I Tried letting the radius of the cone be "$r$" and the height "$h$" and then the radius of the hemisphere "$R$" is $\sqrt{(r²+h²)}$.
I tried letting an angle $\theta$ and tried to simplify things down, and taking the derivative, but it just isn't working, is there some other nice approach because I am not finding a similar problem anywhere on the internet - I mean, it seemed a little too trivial to me at first, but since the cone is inverted so I just couldn't let $R=h$ and substitute the values in, and the cone is also in a hemisphere not a sphere, so I couldn't really figure out what to do.
An explanation would be very much appreciated.

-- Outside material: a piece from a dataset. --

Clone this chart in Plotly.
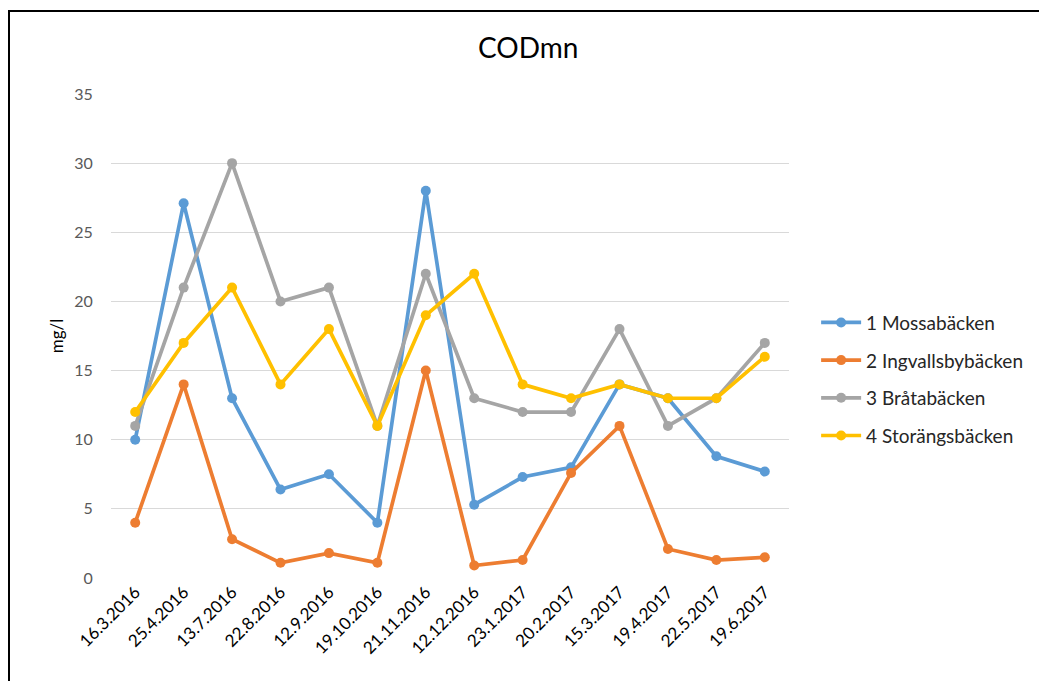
import plotly.graph_objects as go

dates = ["16.3.2016", "25.4.2016", "13.7.2016", "22.8.2016", "12.9.2016", "19.10.2016",
         "21.11.2016", "12.12.2016", "23.1.2017", "20.2.2017", "15.3.2017", "19.4.2017",
         "22.5.2017", "19.6.2017"]
mossa = [10, 27.1, 13, 6.4, 7.5, 4, 28, 5.3, 7.3, 8, 14, 13, 8.8, 7.7]
ingvalls = [4, 14, 2.8, 1.1, 1.8, 1.1, 15, 0.9, 1.3, 7.6, 11, 2.1, 1.3, 1.5]
brata = [11, 21, 30, 20, 21, 11, 22, 13, 12, 12, 18, 11, 13, 17]
storangs = [12, 17, 21, 14, 18, 11, 19, 22, 14, 13, 14, 13, 13, 16]

names = ["1 Mossabäcken", "2 Ingvallsbybäcken", "3 Bråtabäcken", "4 Storängsbäcken"]
series = [mossa, ingvalls, brata, storangs]
colors = ["#5B9BD5", "#ED7D31", "#A5A5A5", "#FFC000"]

FONT = "Lato"

fig = go.Figure()
for i, (n, s, c) in enumerate(zip(names, series, colors)):
    fig.add_trace(go.Scatter(
        x=dates, y=s, name=n, mode="lines+markers",
        line=dict(color=c, width=3.7),
        marker=dict(color=c, size=10),
        legendgroup=f"g{i}",
    ))

fig.update_layout(
    width=1039, height=681,
    margin=dict(l=111, r=250, t=94, b=103, autoexpand=False),
    paper_bgcolor="white", plot_bgcolor="white",
    font=dict(family=FONT),
    showlegend=True,
    legend=dict(x=1.04, xanchor="left", y=0.567, yanchor="top",
                font=dict(size=19, color="#262626", family=FONT),
                tracegroupgap=10, itemwidth=40, bgcolor="rgba(0,0,0,0)"),
    xaxis=dict(type="category", range=[-0.5, 13.5], tickangle=-45, automargin=False,
               tickfont=dict(size=17, color="#000000", family=FONT),
               showgrid=False, showline=False, ticks="", ticklen=0),
    yaxis=dict(range=[0, 35], dtick=5, showgrid=True, gridcolor="#D9D9D9", gridwidth=1.3,
               automargin=False,
               zeroline=False, showline=False, ticks="outside", ticklen=14, tickcolor="white",
               tickfont=dict(size=16, color="#595959", family=FONT),
               title=dict(text="mg/l", font=dict(size=17, color="#000000", family=FONT),
                          standoff=6)),
    annotations=[dict(text="CODmn", xref="paper", yref="paper",
                      x=(528 - 111) / 678, y=(578 - 47) / 484,
                      xanchor="center", yanchor="middle", showarrow=False,
                      font=dict(size=28, color="#000000", family=FONT))],
    shapes=[dict(type="rect", xref="paper", yref="paper",
                 x0=(9 - 111) / 678, x1=(1050 - 111) / 678,
                 y0=(578 - 700) / 484, y1=(578 - 11) / 484,
                 line=dict(color="#000000", width=2), layer="above")],
)

fig.write_html("out.html", config={"displayModeBar": False},
               post_script="document.body.style.margin='0';document.body.style.overflow='hidden';")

You want to maximum the volume
$V = \frac{1}{3} r^2 h $
where $r, h$ satisfy
$ r^2 + h^2 = R^2 $
and $R$ is the radius of the sphere.
From this, you can write $r^2 = R^2 - h^2$ and substitute in the volume function
$ V = \frac{1}{3} h (R^2 - h^2) $
Now differentiate with respect to $h$,
$ \dfrac{dV}{dh} = \frac{1}{3} ( R^2 - h^2 - 2 h^2 ) = \frac{1}{3} (R^2 - 3 h^2) $
The second derivative is $ \dfrac{d^2 V}{d h^2} = -2 h $
Setting $\dfrac{dV}{dh} = 0 $ gives us,
$ h^2 = \frac{1}{3} R^2 $
So that
$ h = \dfrac{1}{\sqrt{3}} R $
To check that this actually a maximum, substitute into the expression of the second derivative, you'll get a negative value, indicating that it is a maximum.